Orange County supervisors made it clear Tuesday they expect airlines doing business at John Wayne Airport to comply with federal law prohibiting discrimination, following a complaint from a woman who said United Airlines rearranged her seat assignment at the request of two monks who objected to sitting next to a woman based on religious beliefs.
The supervisors directed staff to add language to the county’s contracts with carriers that operate at JWA that includes all of the classes protected by federal law and to also put on hold passenger load allocations for the airlines.
At its Oct. 25 meeting, the board will get an update on renegotiated contracts and consider passenger load allocations for the airlines.
Board Chairwoman Lisa Bartlett said that over the weekend, she spoke with her constituent, Mary Campos of Coto de Caza, who lodged the complaint against United.
“I wanted to hear her story directly,” Bartlett said.
Campos was due to fly on a fully booked flight when she was summoned to the reservation desk. She was told that her seat assignment was switched to an adjacent row because “there were two monks who had preferences to not be touched or seated by a female,” Bartlett said. “So, she was very upset and she had an absolute right to be upset.”
Bartlett said even the flight attendant staff assignments were changed so men would serve the monks on the flight.

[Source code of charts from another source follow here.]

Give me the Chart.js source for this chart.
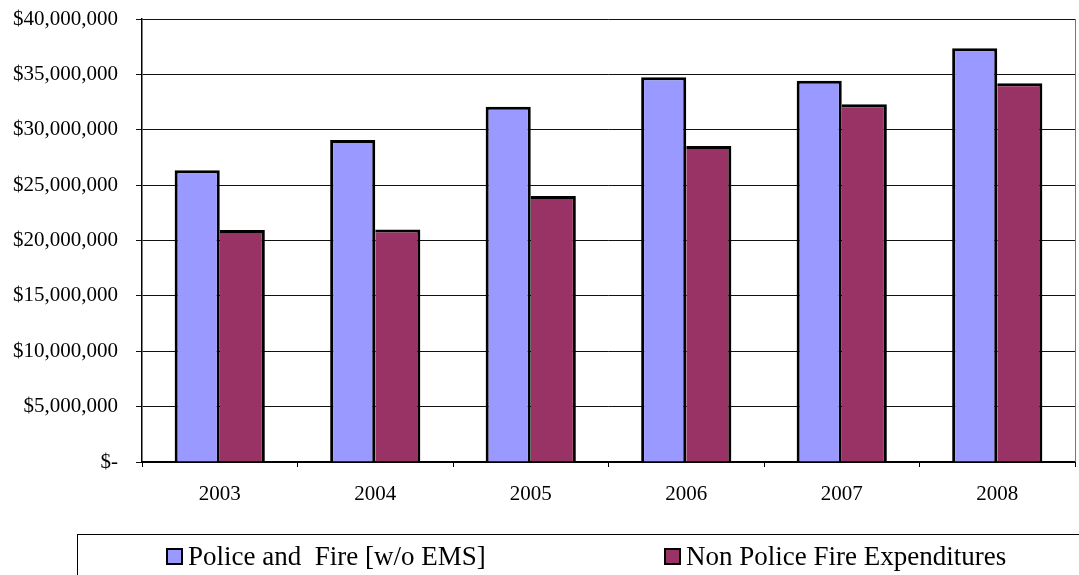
<!DOCTYPE html>
<html>
<head>
<meta charset="utf-8">
<script src="https://cdn.jsdelivr.net/npm/chart.js@4/dist/chart.umd.min.js"></script>
<style>
  html, body { margin: 0; padding: 0; background: #fff; }
  #wrap { width: 1079px; height: 575px; position: relative; }
</style>
</head>
<body>
<div id="wrap"><canvas id="c" width="1079" height="575"></canvas></div>
<script>
// Annual expenditures, in dollars
const years = ['2003', '2004', '2005', '2006', '2007', '2008'];
const policeFire = [26350000, 29070000, 32080000, 34730000, 34430000, 37350000];
const nonPoliceFire = [20950000, 21000000, 24020000, 28530000, 32300000, 34190000];
const seriesNames = ['Police and  Fire [w/o EMS]', 'Non Police Fire Expenditures'];
const seriesColors = ['#9999FF', '#993366'];

const SERIF = "'Liberation Serif', 'Times New Roman', serif";

function moneyLabel(v) {
  if (v === 0) return '$-';
  return '$' + v.toLocaleString('en-US');
}

// Boxed legend row under the plot, plus a thin frame line on the plot's right edge
const boxLegend = {
  id: 'boxLegend',
  afterDraw(chart) {
    const ctx = chart.ctx;
    const area = chart.chartArea;
    ctx.save();
    // right frame of the plot area
    ctx.strokeStyle = '#777';
    ctx.lineWidth = 1;
    ctx.beginPath();
    ctx.moveTo(area.right + 0.5, area.top);
    ctx.lineTo(area.right + 0.5, area.bottom);
    ctx.stroke();

    // legend frame
    ctx.strokeStyle = '#000';
    ctx.lineWidth = 1;
    ctx.strokeRect(77.5, 534.5, 1010, 60);

    const itemX = [167, 665];
    const midY = 557;
    ctx.font = '27px ' + SERIF;
    ctx.textBaseline = 'middle';
    ctx.textAlign = 'left';
    chart.data.datasets.forEach((ds, i) => {
      const x = itemX[i];
      ctx.fillStyle = ds.backgroundColor;
      ctx.fillRect(x, midY - 8, 15, 15);
      ctx.lineWidth = 2;
      ctx.strokeStyle = '#000';
      ctx.strokeRect(x, midY - 8, 15, 15);
      ctx.fillStyle = '#000';
      ctx.fillText(ds.label, x + 21, midY + 1);
    });
    ctx.restore();
  }
};

new Chart(document.getElementById('c'), {
  type: 'bar',
  data: {
    labels: years,
    datasets: [
      {
        label: seriesNames[0],
        data: policeFire,
        backgroundColor: seriesColors[0],
        borderColor: '#000',
        borderWidth: 3,
        borderSkipped: 'start',
        categoryPercentage: 0.58,
        barPercentage: 1.0
      },
      {
        label: seriesNames[1],
        data: nonPoliceFire,
        backgroundColor: seriesColors[1],
        borderColor: '#000',
        // the left edge is shared with the taller neighbouring bar's outline
        borderWidth: { top: 3, right: 3, bottom: 0, left: 0 },
        borderSkipped: false,
        categoryPercentage: 0.58,
        barPercentage: 1.0
      }
    ]
  },
  options: {
    responsive: false,
    animation: false,
    devicePixelRatio: 1,
    layout: { padding: { top: 19, right: 4, left: 0, bottom: 0 } },
    plugins: {
      legend: { display: false },
      tooltip: { enabled: false }
    },
    scales: {
      x: {
        afterFit(scale) {
          scale.height = 113;
          scale.paddingLeft = 0;
          scale.paddingRight = 0;
        },
        grid: {
          offset: true,
          drawOnChartArea: false,
          drawTicks: true,
          tickLength: 5,
          color: '#000',
          lineWidth: 1
        },
        border: { color: '#000', width: 2 },
        ticks: {
          color: '#000',
          padding: 15,
          font: { family: SERIF, size: 21 }
        }
      },
      y: {
        min: 0,
        max: 40000000,
        afterFit(scale) {
          scale.width = 142;
          scale.paddingTop = 0;
          scale.paddingBottom = 0;
        },
        grid: {
          color: '#111',
          lineWidth: 1,
          drawTicks: true,
          tickLength: 6
        },
        border: { color: '#000', width: 1.5 },
        ticks: {
          stepSize: 5000000,
          color: '#000',
          padding: 18,
          font: { family: SERIF, size: 21 },
          callback: (v) => moneyLabel(v)
        }
      }
    }
  },
  plugins: [boxLegend]
});
</script>
</body>
</html>
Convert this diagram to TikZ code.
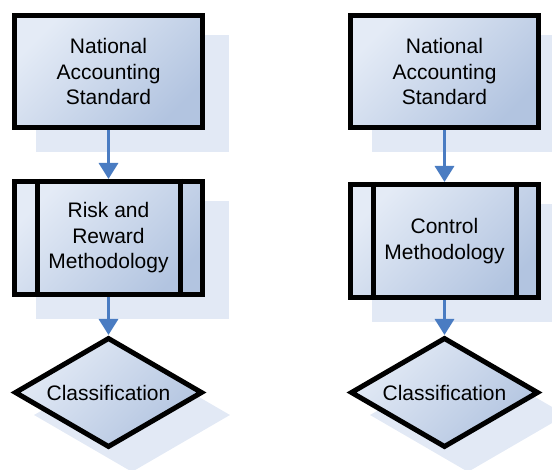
\documentclass[tikz,border=0pt]{standalone}
\usepackage{fontspec}
\setmainfont{Liberation Sans}
\usetikzlibrary{shapes.geometric,arrows.meta,shadows}
\definecolor{boxlight}{HTML}{E4EBF6}
\definecolor{boxdark}{HTML}{B2C4E0}
\definecolor{shadowfill}{HTML}{E2E9F5}
\definecolor{arrowblue}{HTML}{4A7CC2}
\tikzset{
  flowshadow/.style={general shadow={shadow xshift=23.5pt, shadow yshift=-22.5pt, fill=shadowfill, draw=shadowfill, line width=5pt}},
  boxbase/.style={draw=black, line width=5pt, top color=boxlight, bottom color=boxdark, shading angle=45,
    inner sep=0pt, align=center, font=\fontsize{21pt}{25.5pt}\selectfont, flowshadow},
  stdbox/.style={boxbase, rectangle, minimum width=188pt, minimum height=112pt},
  procbox/.style={boxbase, rectangle, minimum width=188pt, minimum height=113pt},
  decbox/.style={boxbase, diamond, aspect=1.7, minimum width=188pt, minimum height=110pt},
  flowarrow/.style={draw=arrowblue, line width=3.2pt, -{Triangle[width=19pt,length=16pt]}},
  sideline/.style={line width=5pt}
}
\begin{document}
\begin{tikzpicture}[x=1pt,y=1pt]
\useasboundingbox (0,0) rectangle (552,-470);
% left column
\node[stdbox] (la) at (108.5,-71.5) {National\\Accounting\\Standard};
\node[procbox] (lb) at (108.5,-238) {Risk and\\Reward\\Methodology};
\node[decbox] (lc) at (108.5,-392.5) {Classification};
% right column
\node[stdbox] (ra) at (444.5,-71.5) {National\\Accounting\\Standard};
\node[procbox] (rb) at (444.5,-241) {Control\\Methodology};
\node[decbox] (rc) at (444.5,-392.5) {Classification};
% side bars of process boxes
\draw[sideline] ([xshift=25pt]lb.north west) -- ([xshift=25pt]lb.south west);
\draw[sideline] ([xshift=-25pt]lb.north east) -- ([xshift=-25pt]lb.south east);
\draw[sideline] ([xshift=25pt]rb.north west) -- ([xshift=25pt]rb.south west);
\draw[sideline] ([xshift=-25pt]rb.north east) -- ([xshift=-25pt]rb.south east);
% connectors
\draw[flowarrow] (la.south) -- (lb.north);
\draw[flowarrow] (lb.south) -- (lc.north);
\draw[flowarrow] (ra.south) -- (rb.north);
\draw[flowarrow] (rb.south) -- (rc.north);
\end{tikzpicture}
\end{document}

“What would happen if you had an all-female flight attendant crew?” Bartlett asked. “What if there were female pilots and co-pilots? This goes way beyond discrimination of passengers. We’re talking about personnel on the flights.”
The county’s contracts with airlines do include prohibitions against discrimination, but not all of the classes of people covered by federal law, so Supervisor Michelle Steel moved to include all of the federal law’s protected classes in the county’s contracts.
Supervisor Shawn Nelson, who put the issue on Tuesday’s agenda, said he wanted officials to research what “remedies” the county has if the airlines do not accept updated contracts.
“We don’t need contracts to tell people to follow the law,” Nelson said. “Of course they’re supposed to follow the law… People can file their own lawsuits, class actions. What remedy do we have if they choose to ignore the law? They know what the law is.”
Orange County Counsel Leon Page told the board that a violation of federal discrimination laws would amount to a “material breach” of the county’s contract with an airline, authorizing the county to terminate the lease and to file suit.
Nelson said he wanted assurances the county would be indemnified if there were a material breach of contract due to discrimination against a protected class of people.
“I don’t think the contract goes far enough,” Nelson said. “I don’t want the county in the middle of a lawsuit if somebody else’s bad behavior causes a bunch of tickets to be canceled.”
Supervisor Todd Spitzer asked Airport Director Barry Rondinella why the county has been approving month-to-month passenger allocations with airlines since last year.
“A few things were set aside” until Rondinella succeeded the prior airport director, he said. “Those things were queued up and we are working through them. We have been negotiating those contracts for several months.”
Spitzer pushed Rondinella to get the contracts renegotiated with the new language banning all discrimination within the next two weeks. Rondinella said he did not think his agency could meet that deadline, but would work hard on it.
“They will be incredibly motivated to execute these contracts,” Spitzer said. “We’re not asking for a complete rewrite. I don’t want to be accused of holding up the allocations because we’re trying to comply with federal law… We need to get these executed forthwith.”
United Airlines officials issued a statement on the issue:
“We have reached out to Ms. Campos to discuss her concerns. Our goal is to provide safe and comfortable travel for all of our customers and we regret that Ms. Campos was unhappy with the handling of the seat assignments on her flight. United holds our employees to the highest standards of professionalism and has zero tolerance for discrimination.”
Steel said she did not think the airline intentionally meant to discriminate against Campos.
“I think United tries to accommodate its passengers as best as possible and that’s what United did,” Steel said.
She said that when she flew regularly as a member of the state Board of Equalization, she would switch seats if someone asked.
“When people don’t want to sit next to me, I want to know because I don’t want to sit next to someone who doesn’t want to sit with me for two or three hours,” Steel said.